Setelah melaksanakan shalat isya, aku langsung beranjak ke tempat tidur. Aku membaringkan tubuh yang lelah ini dipembaringanku. Mataku menatap jauh menembus langit-langit kamar dan genteng. Melalang buana mengembara di malam yang gelap dan sangat jauh. Pandanganku mulai pudar dan beralih gelap. Mataku sudah semakin sayu karena mangantuk. Lama-kelamaan mataku terpejam dan memasuki alam mimpi. Ketika awal memasuki mimpi aku seperti berada di kampus. Tapi suasananya sangat berbeda. Aku jadi bingung, sebenarnya aku sedang berada di kampus mana. Tapi aku terus mengikuti arus mimpi. Perlahan aku menyadari kalau di sekitarku ada sebuah mushalla. Ya… mushalla itu adalah mushalla yang berada di prodiku, yaitu prodi Bahasa Indonesia. Tapi di sana aku tidak melihat ada ruang-ruang kelas yang biasa digunakan untuk kuliah. Aku tidak tahu kelas itu di mana. Tidak ada orang berlalu lalang di sana. Aku hanya seorang diri. Lalu dalam mimpi itu terdengar suara adzan yang selama aku kagumi kemerduannya. Tiba-tiba aku berada di masjid Arfa’ Unnas. Aku melihat orang ramai berbondong-bondong menuju masjid itu, yang kutahu hendak menunaikan shalat magrib.
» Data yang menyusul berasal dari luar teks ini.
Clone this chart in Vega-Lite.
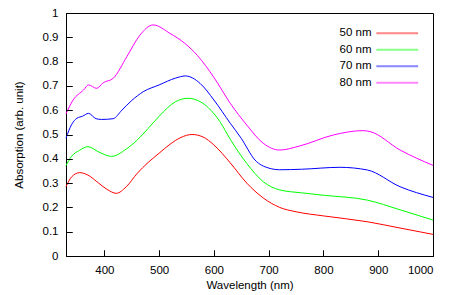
{
  "$schema": "https://vega.github.io/schema/vega-lite/v6.json",
  "width": 367,
  "height": 243,
  "autosize": {"type": "none"},
  "padding": {"left": 66, "top": 13, "right": 17, "bottom": 39},
  "config": {
    "view": {"stroke": "#000", "fill": null}
  },
  "data": {"values": [
    {"s": "50 nm", "x": 330, "y": 0.285}, {"s": "50 nm", "x": 340, "y": 0.325}, {"s": "50 nm", "x": 355, "y": 0.343}, {"s": "50 nm", "x": 370, "y": 0.333}, {"s": "50 nm", "x": 390, "y": 0.299}, {"s": "50 nm", "x": 405, "y": 0.274}, {"s": "50 nm", "x": 422, "y": 0.258}, {"s": "50 nm", "x": 440, "y": 0.285}, {"s": "50 nm", "x": 460, "y": 0.34}, {"s": "50 nm", "x": 480, "y": 0.385}, {"s": "50 nm", "x": 500, "y": 0.423}, {"s": "50 nm", "x": 520, "y": 0.46}, {"s": "50 nm", "x": 540, "y": 0.488}, {"s": "50 nm", "x": 560, "y": 0.5}, {"s": "50 nm", "x": 580, "y": 0.49}, {"s": "50 nm", "x": 600, "y": 0.457}, {"s": "50 nm", "x": 630, "y": 0.383}, {"s": "50 nm", "x": 660, "y": 0.3}, {"s": "50 nm", "x": 690, "y": 0.239}, {"s": "50 nm", "x": 720, "y": 0.2}, {"s": "50 nm", "x": 750, "y": 0.182}, {"s": "50 nm", "x": 800, "y": 0.165}, {"s": "50 nm", "x": 880, "y": 0.141}, {"s": "50 nm", "x": 940, "y": 0.115}, {"s": "50 nm", "x": 1000, "y": 0.089},
    {"s": "60 nm", "x": 330, "y": 0.372}, {"s": "60 nm", "x": 340, "y": 0.41}, {"s": "60 nm", "x": 355, "y": 0.435}, {"s": "60 nm", "x": 370, "y": 0.45}, {"s": "60 nm", "x": 390, "y": 0.428}, {"s": "60 nm", "x": 413, "y": 0.41}, {"s": "60 nm", "x": 440, "y": 0.44}, {"s": "60 nm", "x": 460, "y": 0.477}, {"s": "60 nm", "x": 480, "y": 0.525}, {"s": "60 nm", "x": 500, "y": 0.575}, {"s": "60 nm", "x": 530, "y": 0.635}, {"s": "60 nm", "x": 553, "y": 0.649}, {"s": "60 nm", "x": 575, "y": 0.635}, {"s": "60 nm", "x": 590, "y": 0.61}, {"s": "60 nm", "x": 611, "y": 0.553}, {"s": "60 nm", "x": 630, "y": 0.48}, {"s": "60 nm", "x": 660, "y": 0.381}, {"s": "60 nm", "x": 690, "y": 0.306}, {"s": "60 nm", "x": 720, "y": 0.272}, {"s": "60 nm", "x": 760, "y": 0.26}, {"s": "60 nm", "x": 800, "y": 0.25}, {"s": "60 nm", "x": 880, "y": 0.23}, {"s": "60 nm", "x": 940, "y": 0.19}, {"s": "60 nm", "x": 1000, "y": 0.148},
    {"s": "70 nm", "x": 330, "y": 0.485}, {"s": "70 nm", "x": 340, "y": 0.54}, {"s": "70 nm", "x": 350, "y": 0.567}, {"s": "70 nm", "x": 360, "y": 0.575}, {"s": "70 nm", "x": 371, "y": 0.587}, {"s": "70 nm", "x": 385, "y": 0.565}, {"s": "70 nm", "x": 395, "y": 0.562}, {"s": "70 nm", "x": 416, "y": 0.565}, {"s": "70 nm", "x": 432, "y": 0.6}, {"s": "70 nm", "x": 450, "y": 0.64}, {"s": "70 nm", "x": 471, "y": 0.676}, {"s": "70 nm", "x": 500, "y": 0.704}, {"s": "70 nm", "x": 530, "y": 0.732}, {"s": "70 nm", "x": 548, "y": 0.741}, {"s": "70 nm", "x": 575, "y": 0.71}, {"s": "70 nm", "x": 600, "y": 0.642}, {"s": "70 nm", "x": 630, "y": 0.546}, {"s": "70 nm", "x": 650, "y": 0.484}, {"s": "70 nm", "x": 675, "y": 0.395}, {"s": "70 nm", "x": 700, "y": 0.362}, {"s": "70 nm", "x": 720, "y": 0.355}, {"s": "70 nm", "x": 760, "y": 0.357}, {"s": "70 nm", "x": 830, "y": 0.365}, {"s": "70 nm", "x": 880, "y": 0.354}, {"s": "70 nm", "x": 940, "y": 0.285}, {"s": "70 nm", "x": 1000, "y": 0.241},
    {"s": "80 nm", "x": 330, "y": 0.585}, {"s": "80 nm", "x": 343, "y": 0.642}, {"s": "80 nm", "x": 362, "y": 0.683}, {"s": "80 nm", "x": 371, "y": 0.704}, {"s": "80 nm", "x": 386, "y": 0.69}, {"s": "80 nm", "x": 398, "y": 0.713}, {"s": "80 nm", "x": 416, "y": 0.731}, {"s": "80 nm", "x": 441, "y": 0.82}, {"s": "80 nm", "x": 465, "y": 0.909}, {"s": "80 nm", "x": 489, "y": 0.951}, {"s": "80 nm", "x": 520, "y": 0.916}, {"s": "80 nm", "x": 547, "y": 0.875}, {"s": "80 nm", "x": 570, "y": 0.825}, {"s": "80 nm", "x": 600, "y": 0.735}, {"s": "80 nm", "x": 630, "y": 0.628}, {"s": "80 nm", "x": 660, "y": 0.539}, {"s": "80 nm", "x": 690, "y": 0.464}, {"s": "80 nm", "x": 720, "y": 0.436}, {"s": "80 nm", "x": 757, "y": 0.453}, {"s": "80 nm", "x": 818, "y": 0.498}, {"s": "80 nm", "x": 872, "y": 0.516}, {"s": "80 nm", "x": 885, "y": 0.512}, {"s": "80 nm", "x": 940, "y": 0.436}, {"s": "80 nm", "x": 1000, "y": 0.373}
  ]},
  "layer": [
    {
      "mark": {"type": "line", "interpolate": "monotone", "strokeWidth": 1},
      "encoding": {
        "x": {"field": "x", "type": "quantitative", "scale": {"domain": [330, 1000], "nice": false, "zero": false},
          "axis": {"title": "Wavelength (nm)", "zindex": 1, "values": [400, 500, 600, 700, 800, 900, 1000], "grid": false, "domain": false, "tickSize": -6, "tickColor": "#000", "labelPadding": 14, "titlePadding": 4, "format": "d", "labelFont": "Liberation Sans", "labelFontSize": 11.5, "labelColor": "#000", "titleFont": "Liberation Sans", "titleFontSize": 11.5, "titleFontWeight": "normal", "titleColor": "#000"}},
        "y": {"field": "y", "type": "quantitative", "scale": {"domain": [0, 1], "nice": false},
          "axis": {"title": "Absorption (arb. unit)", "zindex": 1, "values": [0, 0.1, 0.2, 0.3, 0.4, 0.5, 0.6, 0.7, 0.8, 0.9, 1], "grid": false, "domain": false, "tickSize": -6, "tickColor": "#000", "labelPadding": 14, "titlePadding": 18, "format": ".1~f", "labelFont": "Liberation Sans", "labelFontSize": 11.5, "labelColor": "#000", "titleFont": "Liberation Sans", "titleFontSize": 11.5, "titleFontWeight": "normal", "titleColor": "#000"}},
        "color": {"field": "s", "type": "nominal",
          "scale": {"domain": ["50 nm", "60 nm", "70 nm", "80 nm"], "range": ["#ff0000", "#00ff00", "#0000ff", "#ff00ff"]},
          "legend": {"title": null, "zindex": 1, "orient": "none", "legendX": 325.5, "legendY": 14.5, "symbolType": "M-20.5,-0.5H20.5V0.5H-20.5Z", "symbolSize": 4, "symbolStrokeWidth": 0.5, "rowPadding": 3.5, "labelAlign": "right", "labelOffset": -31.5, "labelFont": "Liberation Sans", "labelFontSize": 11.5, "labelColor": "#000"}}
      }
    },
    {
      "mark": {"type": "line", "interpolate": "monotone", "strokeOpacity": 0},
      "encoding": {
        "x": {"field": "x", "type": "quantitative", "axis": {"orient": "top", "offset": -243, "zindex": 1, "title": null, "labels": false, "grid": false, "domain": false, "values": [400, 500, 600, 700, 800, 900, 1000], "tickSize": 6, "tickColor": "#000"}},
        "y": {"field": "y", "type": "quantitative", "axis": {"orient": "right", "offset": -367, "zindex": 1, "title": null, "labels": false, "grid": false, "domain": false, "values": [0, 0.1, 0.2, 0.3, 0.4, 0.5, 0.6, 0.7, 0.8, 0.9, 1], "tickSize": 6, "tickColor": "#000"}},
        "detail": {"field": "s", "type": "nominal"}
      }
    }
  ],
  "resolve": {"axis": {"x": "independent", "y": "independent"}}
}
Aku mulai memasuki masjid. Aku ingin melihat siapa orang yang sedang adzan itu. Ternyata aku beruntung. Aku dapat melihat sosok yang sedang adzan namun berdiri membelakangiku. Lalu, setelah adzan, ia berbalik arah. Namun sayangnya, wajah orang itu tidak jelas dan samar-samar hingga aku tidak bisa mengenali wajahnya.
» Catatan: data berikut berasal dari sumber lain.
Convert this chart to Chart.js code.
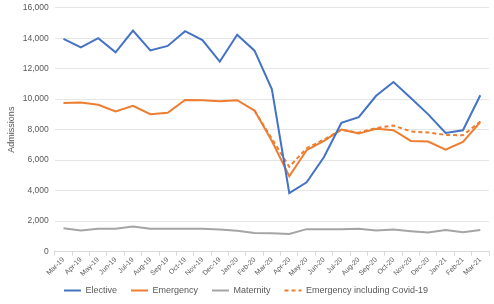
<!DOCTYPE html>
<html>
<head>
<meta charset="utf-8">
<script src="https://cdn.jsdelivr.net/npm/chart.js@4/dist/chart.umd.min.js"></script>
<style>
  html, body { margin: 0; padding: 0; background: #fff; }
  #wrap { width: 494px; height: 304px; }
</style>
</head>
<body>
<div id="wrap"><canvas id="chart"></canvas></div>
<script>
// months shown on the x axis
const months = ['Mar-19', 'Apr-19', 'May-19', 'Jun-19', 'Jul-19', 'Aug-19', 'Sep-19', 'Oct-19', 'Nov-19', 'Dec-19',
    'Jan-20', 'Feb-20', 'Mar-20', 'Apr-20', 'May-20', 'Jun-20', 'Jul-20', 'Aug-20', 'Sep-20', 'Oct-20',
    'Nov-20', 'Dec-20', 'Jan-21', 'Feb-21', 'Mar-21'];

const elective = [13950, 13400, 14000, 13070, 14500, 13200, 13490, 14460, 13880, 12460,
    14230, 13180, 10640, 3840, 4540, 6200, 8440, 8820, 10220, 11120,
    10080, 9000, 7780, 7960, 10260];

const emergency = [9740, 9780, 9630, 9190, 9560, 9010, 9100, 9950, 9930, 9870,
    9930, 9250, 7250, 4940, 6650, 7260, 8010, 7740, 8050, 7960,
    7260, 7220, 6690, 7190, 8490];

const maternity = [1530, 1380, 1490, 1490, 1640, 1500, 1500, 1490, 1500, 1440,
    1360, 1210, 1200, 1160, 1470, 1470, 1470, 1490, 1380, 1450,
    1340, 1250, 1420, 1270, 1420];

const emergencyCovid = [null, null, null, null, null, null, null, null, null, null,
    null, 9250, 7400, 5560, 6780, 7350, 8000, 7800, 8100, 8270,
    7880, 7810, 7650, 7630, 8530];

const yTicks = [0, 2000, 4000, 6000, 8000, 10000, 12000, 14000, 16000];

const textColor = '#595959';
const family = "'Liberation Sans', Arial, sans-serif";

function line(label, data, color, dash) {
    return {
        label: label,
        data: data,
        borderColor: color,
        backgroundColor: color,
        borderWidth: 2,
        borderDash: dash || [],
        pointRadius: 0,
        tension: 0,
        fill: false
    };
}

// legend padding is used both ways; keep the wide spacing between items
// but don't let it take vertical room from the plot
const legendSpot = {
    id: 'legendSpot',
    beforeUpdate(chart) {
        const legend = chart.legend;
        if (!legend || legend._patched) return;
        const fit = legend.fit;
        legend.fit = function () {
            fit.call(this);
            this.height = 26;
        };
        legend._patched = true;
    },
    afterLayout(chart) {
        chart.legend.top = 272;
    }
};

new Chart(document.getElementById('chart').getContext('2d'), {
    type: 'line',
    data: {
        labels: months,
        datasets: [
            line('Elective', elective, '#4472C4'),
            line('Emergency', emergency, '#ED7D31'),
            line('Maternity', maternity, '#A5A5A5'),
            line('Emergency including Covid-19', emergencyCovid, '#ED7D31', [4, 3])
        ]
    },
    plugins: [legendSpot],
    options: {
        responsive: true,
        maintainAspectRatio: false,
        animation: false,
        layout: { padding: { top: 0, right: 5, left: 3, bottom: 0 } },
        plugins: {
            legend: {
                position: 'bottom',
                labels: {
                    usePointStyle: true,
                    pointStyle: 'line',
                    pointStyleWidth: 17,
                    boxWidth: 17,
                    padding: 14,
                    color: textColor,
                    font: { family: family, size: 9 },
                    // point style labels drop the dataset dash, put it back
                    generateLabels: chart => {
                        const items = Chart.defaults.plugins.legend.labels.generateLabels(chart);
                        items.forEach(item => {
                            const ds = chart.data.datasets[item.datasetIndex];
                            item.lineDash = ds.borderDash;
                            item.lineWidth = 2;
                        });
                        return items;
                    }
                }
            },
            tooltip: { enabled: false }
        },
        scales: {
            x: {
                offset: true,
                grid: {
                    offset: true,
                    drawOnChartArea: false,
                    drawTicks: true,
                    tickLength: 4,
                    color: '#d9d9d9'
                },
                border: { color: '#d9d9d9' },
                ticks: {
                    color: textColor,
                    font: { family: family, size: 7 },
                    minRotation: 45,
                    maxRotation: 45,
                    autoSkip: false,
                    padding: 0
                }
            },
            y: {
                min: 0,
                max: 16000,
                afterBuildTicks: axis => { axis.ticks = yTicks.map(v => ({ value: v })); },
                grid: { color: '#e6e6e6', drawTicks: false },
                border: { display: false },
                ticks: {
                    color: textColor,
                    font: { family: family, size: 8.5, lineHeight: 0.4 },
                    padding: 6,
                    callback: v => v.toLocaleString('en-US')
                },
                title: {
                    display: true,
                    text: 'Admissions',
                    color: textColor,
                    font: { family: family, size: 9 },
                    padding: { top: 3, bottom: 0 }
                }
            }
        }
    }
});
</script>
</body>
</html>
Aku langsung terbangun, ternyata har sudah pagi. Padahal aku merasa mimpi itu baru saja dimulai. Tapi tiba-tiba terhenti karena hari sudah menunukkan pukul 06:00. Aku langsung bergegas mandi dan shalat subuh yang terbilang sudah kesiangan. Aku rasa mimpi itu adalah jawaban dari doaku sebelum tidur tadi. Tapi sungguh disayangkan, wajahnya samar dan tidak mudah dikenali. Yang jelas ku lihat ialah ia bertubuh tak terlalu tinggi, kulit putih dan memakai baju koko warna putih dan peci putih. Tubuhnya tidak gemuk dan juga tidak kurus. Ya… aku masih berharap malam-malam selanjutnya aku akan mimpi lelaki itu lagi. Tapi harapanku sia-sia. Tidak sedikitpun mimpiku yang menyinggung pada arah pemilik suara merdu itu. Yang ada hanyalah mimpi-mimpi tidak jelas dan tidak karuan.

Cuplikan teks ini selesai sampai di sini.